Dommage car j'aime beaucoup Apple et je trouve leurs produits pas si chers


----------



## introid (11 Août 2012)

Perso, j'ai eu un souci de livraison, il manquait mon cable TB vers Gigabit, j'ai réussi à avoir mon cable et un petit geste commercial (appréciable), une petite somme crédité sur mon compte, donc  tout est possible


----------



## tsss (11 Août 2012)

flatour a dit:


> .........
> De plus, même sans ce problème "connu", j'estime, et la garantie LEGALE (pas contractuelle) va dans mon sens, qu'un ordinateur DOIT durer, dans des conditions normales d'utilisation, je sais pas, 2, 3, 4 ans, pas 1 an et 1 mois !



Oué mais non, ça c'est au pays des bisounours. 
Dans la vrai vie y'à un garantie liée au matériel acheté et c'est tout.
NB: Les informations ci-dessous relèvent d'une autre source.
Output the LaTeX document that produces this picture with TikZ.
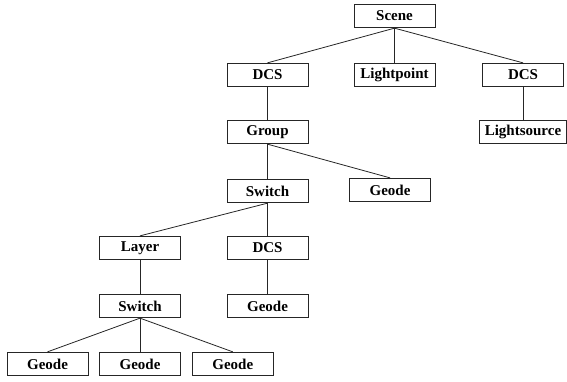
\documentclass[tikz,border=0pt]{standalone}
\usepackage{fontspec}
\setmainfont{Liberation Serif}
\begin{document}
\begin{tikzpicture}[x=1pt,y=-1pt,
  box/.style={draw=black!85, line width=0.8pt, minimum width=81pt, minimum height=23.5pt,
    inner xsep=5pt, inner ysep=0pt, font=\fontsize{15}{15}\selectfont\bfseries},
  edge/.style={draw=black!85, line width=0.8pt}]
\useasboundingbox (0,0) rectangle (567,381);
% scene graph nodes
\node[box] (scene) at (394.5,16) {Scene};
\node[box] (dcsA) at (267.5,75) {DCS};
\node[box] (lp) at (394.5,75) {Lightpoint};
\node[box] (dcsB) at (523,75) {DCS};
\node[box] (ls) at (523,132) {Lightsource};
\node[box] (group) at (267.5,132) {Group};
\node[box] (sw) at (267.5,191) {Switch};
\node[box] (geodeR) at (390,190) {Geode};
\node[box] (layer) at (140,248) {Layer};
\node[box] (dcsC) at (267.5,248) {DCS};
\node[box] (sw2) at (140,306) {Switch};
\node[box] (geodeC) at (267.5,306) {Geode};
\node[box] (g1) at (47.5,364) {Geode};
\node[box] (g2) at (140,364) {Geode};
\node[box] (g3) at (232.8,364) {Geode};
% connectors
\draw[edge] (scene.south) -- (dcsA.north);
\draw[edge] (scene.south) -- (lp.north);
\draw[edge] (scene.south) -- (dcsB.north);
\draw[edge] (dcsB.south) -- (ls.north);
\draw[edge] (dcsA.south) -- (group.north);
\draw[edge] (group.south) -- (sw.north);
\draw[edge] (group.south) -- (geodeR.north);
\draw[edge] (sw.south) -- (layer.north);
\draw[edge] (sw.south) -- (dcsC.north);
\draw[edge] (dcsC.south) -- (geodeC.north);
\draw[edge] (layer.south) -- (sw2.north);
\draw[edge] (sw2.south) -- (g1.north);
\draw[edge] (sw2.south) -- (g2.north);
\draw[edge] (sw2.south) -- (g3.north);
\end{tikzpicture}
\end{document}
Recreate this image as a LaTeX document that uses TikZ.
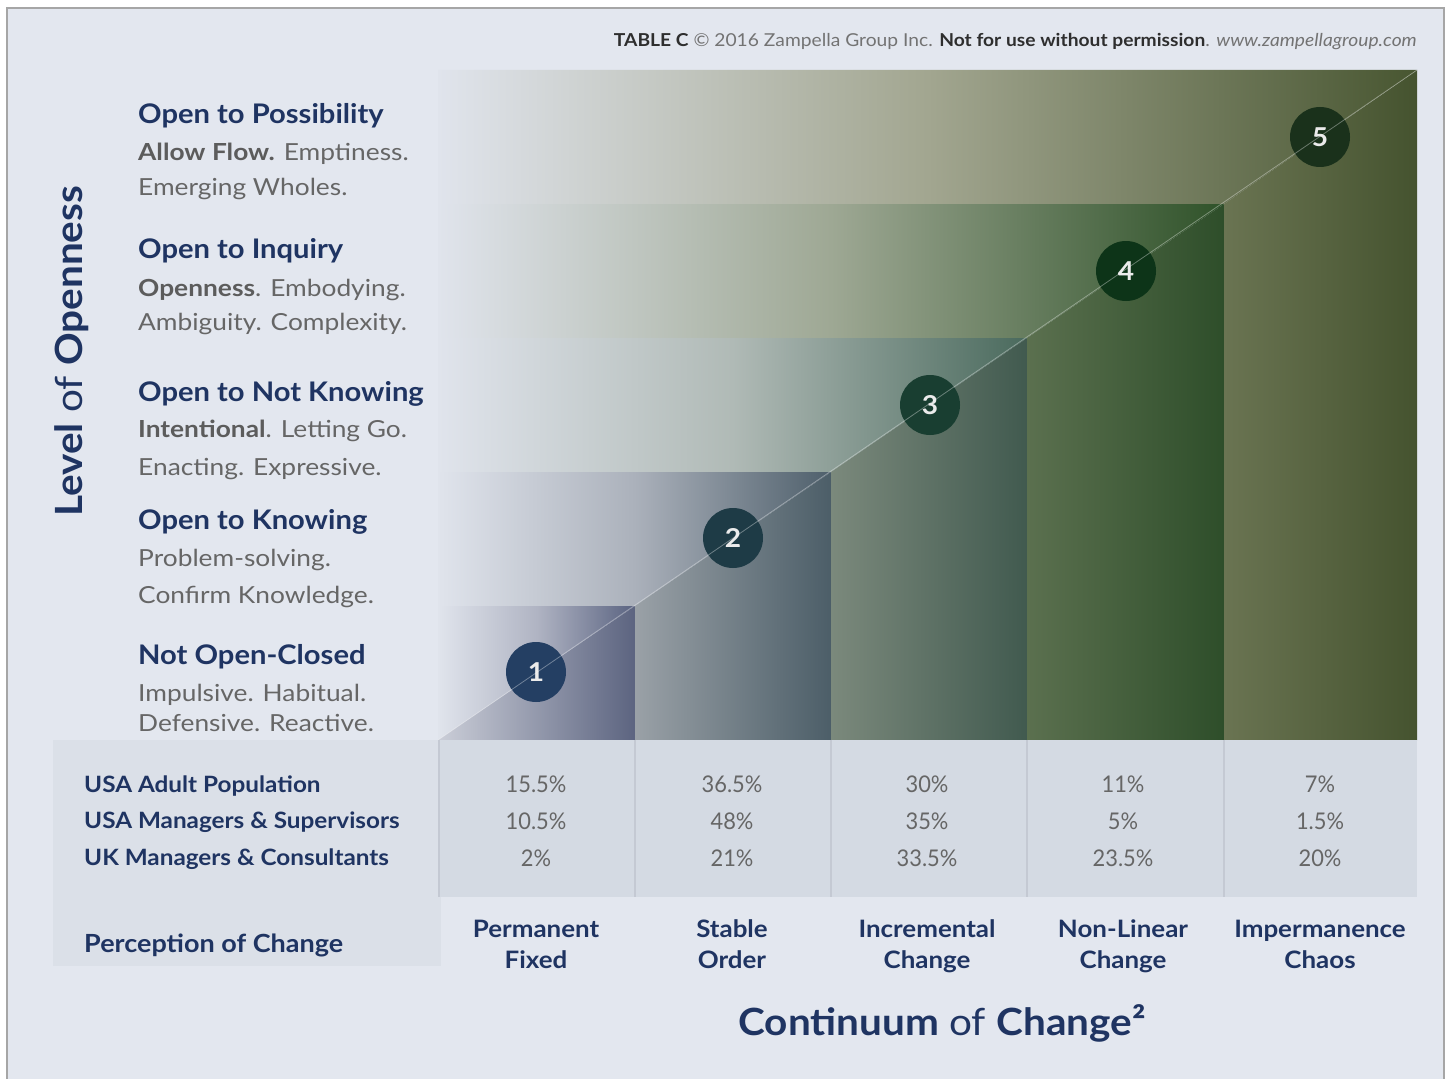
\documentclass[tikz,border=0pt]{standalone}
\usepackage{fontspec}
\setmainfont{Lato}[FakeStretch=1.08]
\newfontfamily\numfont{Lato}[FakeStretch=0.95]
\newfontfamily\subfont{Lato}[FakeStretch=1.12]
\definecolor{bg}{HTML}{E3E7EF}
\definecolor{navy}{HTML}{1F3462}
\definecolor{txtgray}{HTML}{666666}
\definecolor{boldgray}{HTML}{5C5C5C}
\definecolor{panel}{HTML}{DBE0E8}
\definecolor{cell}{HTML}{D4DAE3}
\definecolor{sep}{HTML}{C4C9D3}
\definecolor{frame}{HTML}{A6A6A6}
\definecolor{lightband}{HTML}{E0E4EC}
\definecolor{bfiveR}{HTML}{485631}\definecolor{bfiveM}{HTML}{A2A690}
\definecolor{bfourR}{HTML}{2F5229}\definecolor{bfourM}{HTML}{9EA894}
\definecolor{bthreeR}{HTML}{4A6A5D}\definecolor{bthreeM}{HTML}{B0BAB6}
\definecolor{btwoR}{HTML}{4E5F6B}\definecolor{btwoM}{HTML}{ABB1BB}
\definecolor{boneR}{HTML}{5A6381}\definecolor{boneM}{HTML}{B0B4C3}
\definecolor{coneL}{HTML}{CBCED8}\definecolor{coneR}{HTML}{5C6480}
\definecolor{ctwoL}{HTML}{9AA1A7}\definecolor{ctwoR}{HTML}{4C5E68}
\definecolor{cthreeL}{HTML}{7B897C}\definecolor{cthreeR}{HTML}{415A4F}
\definecolor{cfourL}{HTML}{5B704F}\definecolor{cfourR}{HTML}{2E4E2A}
\definecolor{cfiveL}{HTML}{6A7452}\definecolor{cfiveR}{HTML}{45532F}
\definecolor{kone}{HTML}{243F63}
\definecolor{ktwo}{HTML}{1E3B46}
\definecolor{kthree}{HTML}{193E31}
\definecolor{kfour}{HTML}{0D3418}
\definecolor{kfive}{HTML}{1A311B}
\tikzset{
  stepcircle/.style={circle, minimum size=60pt, inner sep=0pt, text=white!92!black, font=\fontsize{26}{28}\selectfont\bfseries},
  ttl/.style={anchor=base west, inner sep=0pt, text=navy, font=\fontsize{27}{30}\selectfont\bfseries},
  sub/.style={anchor=base west, inner sep=0pt, text=txtgray, font=\subfont\fontsize{23.5}{26}\selectfont},
  rowlbl/.style={anchor=base west, inner sep=0pt, text=navy, font=\fontsize{22.5}{25}\selectfont\bfseries},
  numlbl/.style={anchor=base, inner sep=0pt, text=txtgray, font=\numfont\fontsize{23}{25}\selectfont},
  collbl/.style={anchor=base, inner sep=0pt, text=navy, font=\fontsize{24}{26}\selectfont\bfseries},
}
\begin{document}
\begin{tikzpicture}[x=1pt,y=-1pt]
\useasboundingbox (0,0) rectangle (1447,1078);
\fill[white] (0,0) rectangle (1447,1078);
\fill[bg] (7,8) rectangle (1444,1100);
\draw[frame, line width=1.5pt] (7,1100) -- (7,8) -- (1444,8) -- (1444,1100);

% bands (above diagonal)
\shade[left color=lightband, right color=bfiveR, middle color=bfiveM]
  (438,70) -- (1417,70) -- (1224,204) -- (438,204) -- cycle;
\shade[left color=lightband, right color=bfourR, middle color=bfourM]
  (438,204) -- (1224,204) -- (1027,338) -- (438,338) -- cycle;
\shade[left color=lightband, right color=bthreeR, middle color=bthreeM]
  (438,338) -- (1027,338) -- (831,472) -- (438,472) -- cycle;
\shade[left color=lightband, right color=btwoR, middle color=btwoM]
  (438,472) -- (831,472) -- (635,606) -- (438,606) -- cycle;
\shade[left color=lightband, right color=boneR, middle color=boneM]
  (438,606) -- (635,606) -- (438,740) -- cycle;
% columns (below diagonal)
\shade[left color=coneL, right color=coneR] (438,740) -- (635,606) -- (635,740) -- cycle;
\shade[left color=ctwoL, right color=ctwoR] (635,740) -- (635,606) -- (831,472) -- (831,740) -- cycle;
\shade[left color=cthreeL, right color=cthreeR] (831,740) -- (831,472) -- (1027,338) -- (1027,740) -- cycle;
\shade[left color=cfourL, right color=cfourR] (1027,740) -- (1027,338) -- (1224,204) -- (1224,740) -- cycle;
\shade[left color=cfiveL, right color=cfiveR] (1224,740) -- (1224,204) -- (1417,70) -- (1417,740) -- cycle;

% circles
\node[stepcircle, fill=kone] (s1) at (536,672) {1};
\node[stepcircle, fill=ktwo] (s2) at (733,538) {2};
\node[stepcircle, fill=kthree] (s3) at (930,405) {3};
\node[stepcircle, fill=kfour] (s4) at (1126,271) {4};
\node[stepcircle, fill=kfive] (s5) at (1320,137) {5};
\coordinate (dstart) at (438,740);
\coordinate (dend) at (1417,70);
\draw[white, opacity=0.35, line width=0.8pt] (dstart) -- (dend);

% header
\node[anchor=base east, inner sep=0pt, font=\fontsize{17.8}{19}\selectfont, text=black!55] (hdr) at (1417,47)
  {\textcolor{black!82}{\textbf{TABLE C}} © 2016 Zampella Group Inc. \textcolor{black!82}{\textbf{Not for use without permission}}. \textit{www.zampellagroup.com}};

% axis title
\node[rotate=90, anchor=base west, inner sep=0pt, text=navy, font=\fontsize{37.5}{40}\selectfont] (lvl) at (82,517)
  {\textbf{Level} of \textbf{Openness}};

% left descriptions
\node[ttl] (t5) at (138,124) {Open to Possibility};
\node[sub] (t5a) at (138,161) {\textcolor{boldgray}{\textbf{Allow Flow.}} Emptiness.};
\node[sub] (t5b) at (138,196) {Emerging Wholes.};
\node[ttl] (t4) at (138,258) {Open to Inquiry};
\node[sub] (t4a) at (138,296) {\textcolor{boldgray}{\textbf{Openness}}. Embodying.};
\node[sub] (t4b) at (138,330) {Ambiguity. Complexity.};
\node[ttl] (t3) at (138,401) {Open to Not Knowing};
\node[sub] (t3a) at (138,437) {\textcolor{boldgray}{\textbf{Intentional}}. Letting Go.};
\node[sub] (t3b) at (138,475) {Enacting. Expressive.};
\node[ttl] (t2) at (138,529) {Open to Knowing};
\node[sub] (t2a) at (138,566) {Problem-solving.};
\node[sub] (t2b) at (138,603) {Confirm Knowledge.};
\node[ttl] (t1) at (138,664) {Not Open-Closed};
\node[sub] (t1a) at (138,701) {Impulsive. Habitual.};
\node[sub] (t1b) at (138,731) {Defensive. Reactive.};

% table
\fill[panel] (53,740) rectangle (441,966);
\fill[cell] (438,740) rectangle (1417,897);
\foreach \xx in {439,635,831,1027,1224} \draw[sep, line width=2pt] (\xx,740) -- (\xx,897);

\node[rowlbl] (r1) at (84,792) {USA Adult Population};
\node[rowlbl] (r2) at (84,828) {USA Managers \& Supervisors};
\node[rowlbl] (r3) at (84,865) {UK Managers \& Consultants};
\node[rowlbl, font=\fontsize{25}{27}\selectfont\bfseries] (r4) at (84,952) {Perception of Change};

\foreach \xx/\a/\b/\c [count=\i] in {536/15.5/10.5/2, 732/36.5/48/21, 927/30/35/33.5, 1123/11/5/23.5, 1320/7/1.5/20}{
  \node[numlbl] (na\i) at (\xx,792) {\a\%};
  \node[numlbl] (nb\i) at (\xx,829) {\b\%};
  \node[numlbl] (nc\i) at (\xx,866) {\c\%};
}
\foreach \xx/\a/\b [count=\i] in {536/Permanent/Fixed, 732/Stable/Order, 927/Incremental/Change, 1123/Non-Linear/Change, 1320/Impermanence/Chaos}{
  \node[collbl] (ca\i) at (\xx,937) {\a};
  \node[collbl] (cb\i) at (\xx,968) {\b};
}

\node[anchor=base, inner sep=0pt, text=navy, font=\fontsize{37.5}{40}\selectfont] (cont) at (942,1035)
  {\textbf{Continuum} of \textbf{Change²}};
\end{tikzpicture}
\end{document}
Après on peu toujours négocier 1 ou 2 mois de rab' ...  ce sera au bon vouloir du mec d'en face. (sur un MBP on m'a changé le superdrive 3 ans après la fin de la garantie ...).



flatour a dit:


> Donc une fois l'ordi au SAV on me demande de payer 200euros (pas en euros car en asie mais bon), du coup j'harcèle apple pendant des jours et des jours, de service en service, j'insiste (en anglais!), et finalement je prouve que je suis un bon client (2 iphones, un ipad, 2 MB, time capsule, blabla) et ils prennent en charge
> J'ai quand même du payer 25EUROS (bcp pour ici) quand j'ai donné l'ordi au SAV puisque hors garantie
> .......



mmmmm, je vois d'ici, du moins j'entends d'ici le discours d'apple : "vous voyez apple est trop fort, votre ordinateur est a nouveau fonctionnel grâce à apple, apple est vraiment génial hein ....?!" = ça c'est le discours puant des génius et du SAV apple en général quand ils acceptent de prendre en charge une réparation même dû .... 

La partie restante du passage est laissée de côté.